» **THE PROBLEM**
Copy out all of the data exactly as it appears.

» **AVAILABLE DATA**
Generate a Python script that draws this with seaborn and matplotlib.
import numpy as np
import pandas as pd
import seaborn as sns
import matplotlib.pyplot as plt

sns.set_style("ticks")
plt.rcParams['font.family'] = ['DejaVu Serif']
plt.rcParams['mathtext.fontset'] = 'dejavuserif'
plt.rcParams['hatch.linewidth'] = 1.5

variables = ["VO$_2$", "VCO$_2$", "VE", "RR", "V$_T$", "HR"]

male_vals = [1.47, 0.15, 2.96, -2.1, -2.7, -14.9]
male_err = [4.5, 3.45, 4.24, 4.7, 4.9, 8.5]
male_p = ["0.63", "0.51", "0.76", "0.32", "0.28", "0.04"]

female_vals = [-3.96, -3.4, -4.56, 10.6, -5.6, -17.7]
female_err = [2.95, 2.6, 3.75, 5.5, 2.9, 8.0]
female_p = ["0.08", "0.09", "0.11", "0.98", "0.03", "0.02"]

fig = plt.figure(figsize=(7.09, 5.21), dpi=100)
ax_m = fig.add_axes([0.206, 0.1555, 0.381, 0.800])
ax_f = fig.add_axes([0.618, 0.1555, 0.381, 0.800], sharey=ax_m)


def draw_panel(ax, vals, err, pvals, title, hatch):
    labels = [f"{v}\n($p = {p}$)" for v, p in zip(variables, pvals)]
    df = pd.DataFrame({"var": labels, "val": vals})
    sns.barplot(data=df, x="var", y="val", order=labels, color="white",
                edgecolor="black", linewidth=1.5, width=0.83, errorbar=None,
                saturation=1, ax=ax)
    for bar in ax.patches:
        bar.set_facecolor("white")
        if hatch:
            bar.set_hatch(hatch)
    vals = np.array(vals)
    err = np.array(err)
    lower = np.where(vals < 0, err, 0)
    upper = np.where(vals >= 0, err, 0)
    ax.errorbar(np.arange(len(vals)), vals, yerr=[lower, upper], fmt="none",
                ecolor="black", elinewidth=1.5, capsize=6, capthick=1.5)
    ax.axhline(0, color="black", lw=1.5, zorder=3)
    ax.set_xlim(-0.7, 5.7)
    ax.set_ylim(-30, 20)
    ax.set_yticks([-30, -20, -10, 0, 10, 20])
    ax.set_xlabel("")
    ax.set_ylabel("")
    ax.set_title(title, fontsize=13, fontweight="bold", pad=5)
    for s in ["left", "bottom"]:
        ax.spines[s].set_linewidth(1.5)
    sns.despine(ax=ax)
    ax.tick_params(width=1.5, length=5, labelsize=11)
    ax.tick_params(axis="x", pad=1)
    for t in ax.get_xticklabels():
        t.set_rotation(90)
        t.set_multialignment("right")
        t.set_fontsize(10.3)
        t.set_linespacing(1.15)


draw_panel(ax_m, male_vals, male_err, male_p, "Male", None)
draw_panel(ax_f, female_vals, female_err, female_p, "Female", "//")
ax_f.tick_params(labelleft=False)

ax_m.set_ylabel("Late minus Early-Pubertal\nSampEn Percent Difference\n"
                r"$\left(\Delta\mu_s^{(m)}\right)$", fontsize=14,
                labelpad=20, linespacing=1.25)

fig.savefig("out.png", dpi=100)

» **RESPONSE TO THE TASK**
Generate a Python script that draws this with seaborn and matplotlib.
import numpy as np
import pandas as pd
import seaborn as sns
import matplotlib.pyplot as plt

sns.set_style("ticks")
plt.rcParams['font.family'] = ['DejaVu Serif']
plt.rcParams['mathtext.fontset'] = 'dejavuserif'
plt.rcParams['hatch.linewidth'] = 1.5

variables = ["VO$_2$", "VCO$_2$", "VE", "RR", "V$_T$", "HR"]

male_vals = [1.47, 0.15, 2.96, -2.1, -2.7, -14.9]
male_err = [4.5, 3.45, 4.24, 4.7, 4.9, 8.5]
male_p = ["0.63", "0.51", "0.76", "0.32", "0.28", "0.04"]

female_vals = [-3.96, -3.4, -4.56, 10.6, -5.6, -17.7]
female_err = [2.95, 2.6, 3.75, 5.5, 2.9, 8.0]
female_p = ["0.08", "0.09", "0.11", "0.98", "0.03", "0.02"]

fig = plt.figure(figsize=(7.09, 5.21), dpi=100)
ax_m = fig.add_axes([0.206, 0.1555, 0.381, 0.800])
ax_f = fig.add_axes([0.618, 0.1555, 0.381, 0.800], sharey=ax_m)


def draw_panel(ax, vals, err, pvals, title, hatch):
    labels = [f"{v}\n($p = {p}$)" for v, p in zip(variables, pvals)]
    df = pd.DataFrame({"var": labels, "val": vals})
    sns.barplot(data=df, x="var", y="val", order=labels, color="white",
                edgecolor="black", linewidth=1.5, width=0.83, errorbar=None,
                saturation=1, ax=ax)
    for bar in ax.patches:
        bar.set_facecolor("white")
        if hatch:
            bar.set_hatch(hatch)
    vals = np.array(vals)
    err = np.array(err)
    lower = np.where(vals < 0, err, 0)
    upper = np.where(vals >= 0, err, 0)
    ax.errorbar(np.arange(len(vals)), vals, yerr=[lower, upper], fmt="none",
                ecolor="black", elinewidth=1.5, capsize=6, capthick=1.5)
    ax.axhline(0, color="black", lw=1.5, zorder=3)
    ax.set_xlim(-0.7, 5.7)
    ax.set_ylim(-30, 20)
    ax.set_yticks([-30, -20, -10, 0, 10, 20])
    ax.set_xlabel("")
    ax.set_ylabel("")
    ax.set_title(title, fontsize=13, fontweight="bold", pad=5)
    for s in ["left", "bottom"]:
        ax.spines[s].set_linewidth(1.5)
    sns.despine(ax=ax)
    ax.tick_params(width=1.5, length=5, labelsize=11)
    ax.tick_params(axis="x", pad=1)
    for t in ax.get_xticklabels():
        t.set_rotation(90)
        t.set_multialignment("right")
        t.set_fontsize(10.3)
        t.set_linespacing(1.15)


draw_panel(ax_m, male_vals, male_err, male_p, "Male", None)
draw_panel(ax_f, female_vals, female_err, female_p, "Female", "//")
ax_f.tick_params(labelleft=False)

ax_m.set_ylabel("Late minus Early-Pubertal\nSampEn Percent Difference\n"
                r"$\left(\Delta\mu_s^{(m)}\right)$", fontsize=14,
                labelpad=20, linespacing=1.25)

fig.savefig("out.png", dpi=100)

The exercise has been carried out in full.